# Caster and Camber Fix



## Pacman (Feb 25, 2003)

I know when you lower a Nissan (and a CRX, my Bro's car) the suspension goes negative camber. How do you fix it and, most importantly, how do you set them both?


----------



## PatScottAKA99XE (Apr 30, 2002)

There are a few options for a Nissan: Camber bolts(I hate these), Camber plates, Camber/Caster plates, Slotting struts, Slotting strut tower, just to name some. It really depends on how you lowered it and how much you want to spend. 
I dont know about Hondas


----------



## bahearn (Jul 15, 2002)

Why would you *not* want more negative camber? That's a good thing for handling.


----------



## PatScottAKA99XE (Apr 30, 2002)

When I droped my B14 2" I think I ended up with about 2.3 deg. neg camber. Thats really not all that bad as long as you make sure the toe is set right. Thats the most important thing if you are concerned about tire wear. Out of spec toe eats tires faster than camber...up to a point.
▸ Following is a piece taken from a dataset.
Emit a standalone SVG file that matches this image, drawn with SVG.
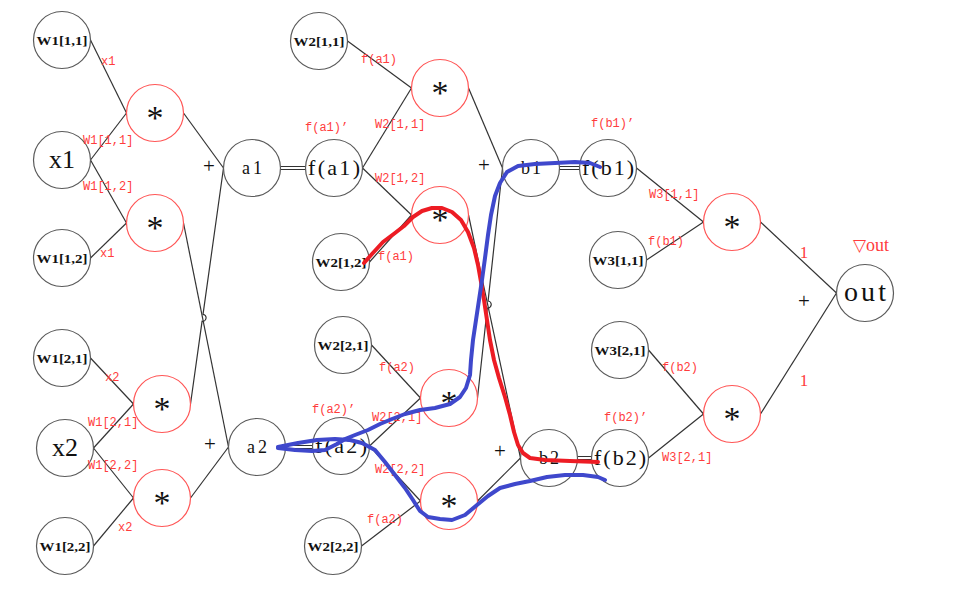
<svg xmlns="http://www.w3.org/2000/svg" width="957" height="593" viewBox="0 0 957 593">
<style>
.n circle{fill:#fff;stroke:#5a5a5a;stroke-width:1.2}
.m circle{fill:#fff;stroke:#ff5555;stroke-width:1.2}
.w{font-family:"Liberation Serif",serif;font-weight:bold;font-size:13.5px;fill:#111;text-anchor:middle}
.s{font-family:"Liberation Serif",serif;fill:#111;text-anchor:middle}
.st{font-family:"Liberation Serif",serif;font-size:34px;fill:#111;text-anchor:middle}
.l{font-family:"Liberation Mono",monospace;font-size:12px;fill:#ff3c3c}
.p{font-family:"Liberation Serif",serif;font-size:21px;fill:#111;text-anchor:middle}
#connectors line,#connectors path{stroke:#333;stroke-width:1.2;fill:none}
#connectors .d{stroke-width:1}
.hl{fill:none;stroke-width:4;stroke-linecap:round;stroke-linejoin:round}
</style>
<rect width="957" height="593" fill="#fff"/>
<g id="connectors">
<line x1="90.5" y1="40" x2="126.5" y2="113"/>
<line x1="90.5" y1="160" x2="126.5" y2="113"/>
<line x1="90.5" y1="160" x2="126.5" y2="223"/>
<line x1="90.5" y1="258" x2="126.5" y2="223"/>
<line x1="90.5" y1="358" x2="133.5" y2="404"/>
<line x1="93.5" y1="448" x2="133.5" y2="404"/>
<line x1="93.5" y1="448" x2="133.5" y2="498"/>
<line x1="93.5" y1="546" x2="133.5" y2="498"/>
<line x1="183.5" y1="113" x2="223.5" y2="168"/>
<path d="M190.5,404 L202.07,321.3 A3.5,3.5 0 0 0 203.03,314.3 L223.5,168"/>
<line x1="183.5" y1="223" x2="228.5" y2="447"/>
<line x1="190.5" y1="498" x2="228.5" y2="447"/>
<line class="d" x1="280.5" y1="166.5" x2="305.5" y2="166.5"/>
<line class="d" x1="280.5" y1="169.5" x2="305.5" y2="169.5"/>
<line class="d" x1="285.5" y1="445.5" x2="312.5" y2="445.5"/>
<line class="d" x1="285.5" y1="448.5" x2="312.5" y2="448.5"/>
<line x1="347.5" y1="41" x2="411.5" y2="88"/>
<line x1="362.5" y1="168" x2="411.5" y2="88"/>
<line x1="362.5" y1="168" x2="411.5" y2="215"/>
<line x1="369.5" y1="262" x2="411.5" y2="215"/>
<line x1="371.5" y1="345" x2="420.5" y2="398"/>
<line x1="369.5" y1="446" x2="420.5" y2="398"/>
<line x1="369.5" y1="446" x2="420.5" y2="501"/>
<line x1="361.5" y1="546" x2="420.5" y2="501"/>
<line x1="468.5" y1="88" x2="502.5" y2="168"/>
<line x1="468.5" y1="215" x2="520.5" y2="458"/>
<path d="M477.5,398 L487.3,308 A3.5,3.5 0 0 0 488.1,301 L502.5,168"/>
<line x1="477.5" y1="501" x2="520.5" y2="458"/>
<line class="d" x1="559.5" y1="166.5" x2="579.5" y2="166.5"/>
<line class="d" x1="559.5" y1="169.5" x2="579.5" y2="169.5"/>
<line class="d" x1="577.5" y1="456.5" x2="591.5" y2="456.5"/>
<line class="d" x1="577.5" y1="459.5" x2="591.5" y2="459.5"/>
<line x1="636.5" y1="168" x2="703.5" y2="222"/>
<line x1="646.5" y1="260" x2="703.5" y2="222"/>
<line x1="648.5" y1="350" x2="703.5" y2="414"/>
<line x1="648.5" y1="458" x2="703.5" y2="414"/>
<line x1="760.5" y1="222" x2="836.5" y2="293"/>
<line x1="760.5" y1="414" x2="836.5" y2="293"/>
</g>
<g id="W1_11" class="n"><circle cx="62" cy="40" r="28.5"/><text class="w" x="62" y="45" textLength="51" lengthAdjust="spacingAndGlyphs">W1[1,1]</text></g>
<g id="x1" class="n"><circle cx="62" cy="160" r="28.5"/><text class="s" x="62" y="168" font-size="26">x1</text></g>
<g id="W1_12" class="n"><circle cx="62" cy="258" r="28.5"/><text class="w" x="62" y="263" textLength="51" lengthAdjust="spacingAndGlyphs">W1[1,2]</text></g>
<g id="W1_21" class="n"><circle cx="62" cy="358" r="28.5"/><text class="w" x="62" y="363" textLength="51" lengthAdjust="spacingAndGlyphs">W1[2,1]</text></g>
<g id="x2" class="n"><circle cx="65" cy="448" r="28.5"/><text class="s" x="65" y="456" font-size="26">x2</text></g>
<g id="W1_22" class="n"><circle cx="65" cy="546" r="28.5"/><text class="w" x="65" y="551" textLength="51" lengthAdjust="spacingAndGlyphs">W1[2,2]</text></g>
<g id="m1" class="m"><circle cx="155" cy="113" r="28.5"/><text class="st" x="155" y="129">*</text></g>
<g id="m2" class="m"><circle cx="155" cy="223" r="28.5"/><text class="st" x="155" y="239">*</text></g>
<g id="m3" class="m"><circle cx="162" cy="404" r="28.5"/><text class="st" x="162" y="420">*</text></g>
<g id="m4" class="m"><circle cx="162" cy="498" r="28.5"/><text class="st" x="162" y="514">*</text></g>
<g id="a1" class="n"><circle cx="252" cy="168" r="28.5"/><text class="s" x="252" y="174" font-size="18" textLength="20" lengthAdjust="spacing">a1</text></g>
<g id="a2" class="n"><circle cx="257" cy="447" r="28.5"/><text class="s" x="257" y="453" font-size="18" textLength="20" lengthAdjust="spacing">a2</text></g>
<g id="fa1" class="n"><circle cx="334" cy="168" r="28.5"/><text class="s" x="334" y="175" font-size="22" textLength="52" lengthAdjust="spacing">f(a1)</text></g>
<g id="fa2" class="n"><circle cx="341" cy="446" r="28.5"/><text class="s" x="341" y="453" font-size="22" textLength="52" lengthAdjust="spacing">f(a2)</text></g>
<g id="W2_11" class="n"><circle cx="319" cy="41" r="28.5"/><text class="w" x="319" y="46" textLength="51" lengthAdjust="spacingAndGlyphs">W2[1,1]</text></g>
<g id="W2_12" class="n"><circle cx="341" cy="262" r="28.5"/><text class="w" x="341" y="267" textLength="51" lengthAdjust="spacingAndGlyphs">W2[1,2]</text></g>
<g id="W2_21" class="n"><circle cx="343" cy="345" r="28.5"/><text class="w" x="343" y="350" textLength="51" lengthAdjust="spacingAndGlyphs">W2[2,1]</text></g>
<g id="W2_22" class="n"><circle cx="333" cy="546" r="28.5"/><text class="w" x="333" y="551" textLength="51" lengthAdjust="spacingAndGlyphs">W2[2,2]</text></g>
<g id="m5" class="m"><circle cx="440" cy="88" r="28.5"/><text class="st" x="440" y="104">*</text></g>
<g id="m6" class="m"><circle cx="440" cy="215" r="28.5"/><text class="st" x="440" y="231">*</text></g>
<g id="m7" class="m"><circle cx="449" cy="398" r="28.5"/><text class="st" x="449" y="414">*</text></g>
<g id="m8" class="m"><circle cx="449" cy="501" r="28.5"/><text class="st" x="449" y="517">*</text></g>
<g id="b1" class="n"><circle cx="531" cy="168" r="28.5"/><text class="s" x="531" y="174" font-size="18" textLength="20" lengthAdjust="spacing">b1</text></g>
<g id="b2" class="n"><circle cx="549" cy="458" r="28.5"/><text class="s" x="549" y="464" font-size="18" textLength="20" lengthAdjust="spacing">b2</text></g>
<g id="fb1" class="n"><circle cx="608" cy="168" r="28.5"/><text class="s" x="608" y="175" font-size="22" textLength="52" lengthAdjust="spacing">f(b1)</text></g>
<g id="fb2" class="n"><circle cx="620" cy="458" r="28.5"/><text class="s" x="620" y="465" font-size="22" textLength="52" lengthAdjust="spacing">f(b2)</text></g>
<g id="W3_11" class="n"><circle cx="618" cy="260" r="28.5"/><text class="w" x="618" y="265" textLength="51" lengthAdjust="spacingAndGlyphs">W3[1,1]</text></g>
<g id="W3_21" class="n"><circle cx="620" cy="350" r="28.5"/><text class="w" x="620" y="355" textLength="51" lengthAdjust="spacingAndGlyphs">W3[2,1]</text></g>
<g id="m9" class="m"><circle cx="732" cy="222" r="28.5"/><text class="st" x="732" y="238">*</text></g>
<g id="m10" class="m"><circle cx="732" cy="414" r="28.5"/><text class="st" x="732" y="430">*</text></g>
<g id="out" class="n"><circle cx="865" cy="293" r="28.5"/><text class="s" x="865" y="301" font-size="28" textLength="42" lengthAdjust="spacing">out</text></g>
<g id="plus">
<text class="p" x="209" y="173">+</text>
<text class="p" x="210" y="451">+</text>
<text class="p" x="484" y="172">+</text>
<text class="p" x="500" y="458">+</text>
<text class="p" x="804" y="308">+</text>
</g>
<g id="labels">
<text class="l" x="101" y="65">x1</text>
<text class="l" x="83" y="144">W1[1,1]</text>
<text class="l" x="83" y="190">W1[1,2]</text>
<text class="l" x="100" y="257">x1</text>
<text class="l" x="105" y="381">x2</text>
<text class="l" x="88" y="426">W1[2,1]</text>
<text class="l" x="88" y="469">W1[2,2]</text>
<text class="l" x="118" y="531">x2</text>
<text class="l" x="361" y="63">f(a1)</text>
<text class="l" x="305" y="131">f(a1)’</text>
<text class="l" x="375" y="128">W2[1,1]</text>
<text class="l" x="375" y="182">W2[1,2]</text>
<text class="l" x="378" y="260">f(a1)</text>
<text class="l" x="379" y="371">f(a2)</text>
<text class="l" x="312" y="413">f(a2)’</text>
<text class="l" x="372" y="421">W2[2,1]</text>
<text class="l" x="375" y="473">W2[2,2]</text>
<text class="l" x="367" y="523">f(a2)</text>
<text class="l" x="591" y="127">f(b1)’</text>
<text class="l" x="649" y="198">W3[1,1]</text>
<text class="l" x="648" y="245">f(b1)</text>
<text class="l" x="662" y="371">f(b2)</text>
<text class="l" x="604" y="421">f(b2)’</text>
<text class="l" x="662" y="461">W3[2,1]</text>
<text x="804" y="258" font-family="Liberation Serif,serif" font-size="17" fill="#ff3c3c" text-anchor="middle">1</text>
<text x="804" y="386" font-family="Liberation Serif,serif" font-size="17" fill="#ff3c3c" text-anchor="middle">1</text>
<text x="853" y="251" font-family="Liberation Serif,'DejaVu Sans',serif" font-size="17" fill="#ff3c3c">▽<tspan font-size="18">out</tspan></text>
</g>
<g id="annotations">
<path class="hl" stroke="#ed1c24" d="M364,263 L372,254 L383,242 L395,233 L404,226 L413,217 L422,211 L432,208 L442,208 L452,212 L461,220 L468,232 L474,248 L478,265 L481,282 L484,300 L487,320 L490,340 L494,360 L499,378 L505,397 L510,415 L514,432 L518,445 L523,453 L530,458 L545,460 L570,461 L598,462"/>
<path class="hl" stroke="#3f48cc" d="M278,448 L295,450 L312,451 L325,450 L337,444 L345,439 L355,435 L368,430 L380,424 L392,419 L405,414 L420,410 L435,408 L450,404 L460,397 L466,388 L470,375 L471,360 L473,340 L476,320 L479,300 L482,280 L485,258 L488,235 L491,215 L495,196 L500,183 L507,172 L518,166 L535,164 L555,163 L575,162 L590,163 L600,167"/>
<path class="hl" stroke="#3f48cc" d="M278,447 L298,443 L317,440 L335,439 L350,440 L362,443 L375,450 L385,462 L395,475 L405,488 L413,500 L420,511 L428,517 L440,519 L452,520 L465,515 L477,505 L488,496 L500,488 L515,484 L530,481 L547,477 L565,475 L583,475 L598,477 L605,480"/>
</g>
</svg>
If they are both out at the same time, let just say buh-bye tires.


----------



## Pacman (Feb 25, 2003)

Then how do you fix Toe?


----------



## Guest (Apr 10, 2003)

Tire wear!



bahearn said:


> *Why would you not want more negative camber? That's a good thing for handling. *


----------



## PatScottAKA99XE (Apr 30, 2002)

Toe is an easy fix...get an alignment. Tire wear isnt that bad with even 1.9 deg negative camber. I ran that much camber for about a year with no real tire wear problems. I just installed a set of Tein SS coilovers today and aligned my car. Zero toe and neg. 1.6deg camber. Since I have camber plates I plan on messing around with the setting to see what I like.


----------



## bahearn (Jul 15, 2002)

Camber contributes little to tire wear, it's toe that is the tire killer.


----------



## PatScottAKA99XE (Apr 30, 2002)

bahearn said:


> *Camber contributes little to tire wear, it's toe that is the tire killer. *


Ill second that.


----------



## Guest (Apr 11, 2003)

True, but camber will still have wearing effects...



bahearn said:


> *Camber contributes little to tire wear, it's toe that is the tire killer. *


----------



## bahearn (Jul 15, 2002)

No more so that over-inflating your tires except you wear the inside edge instead of the center.


----------



## Guest (Apr 12, 2003)

That all depends on how much camber you have. Exorbitant amounts of positive or negative camber can wear tires very quickly...



bahearn said:


> *No more so that over-inflating your tires except you wear the inside edge instead of the center. *


----------



## bahearn (Jul 15, 2002)

Define "exhorbitant".

3º negative camber does good things to handling without unduly affecting tire life.


----------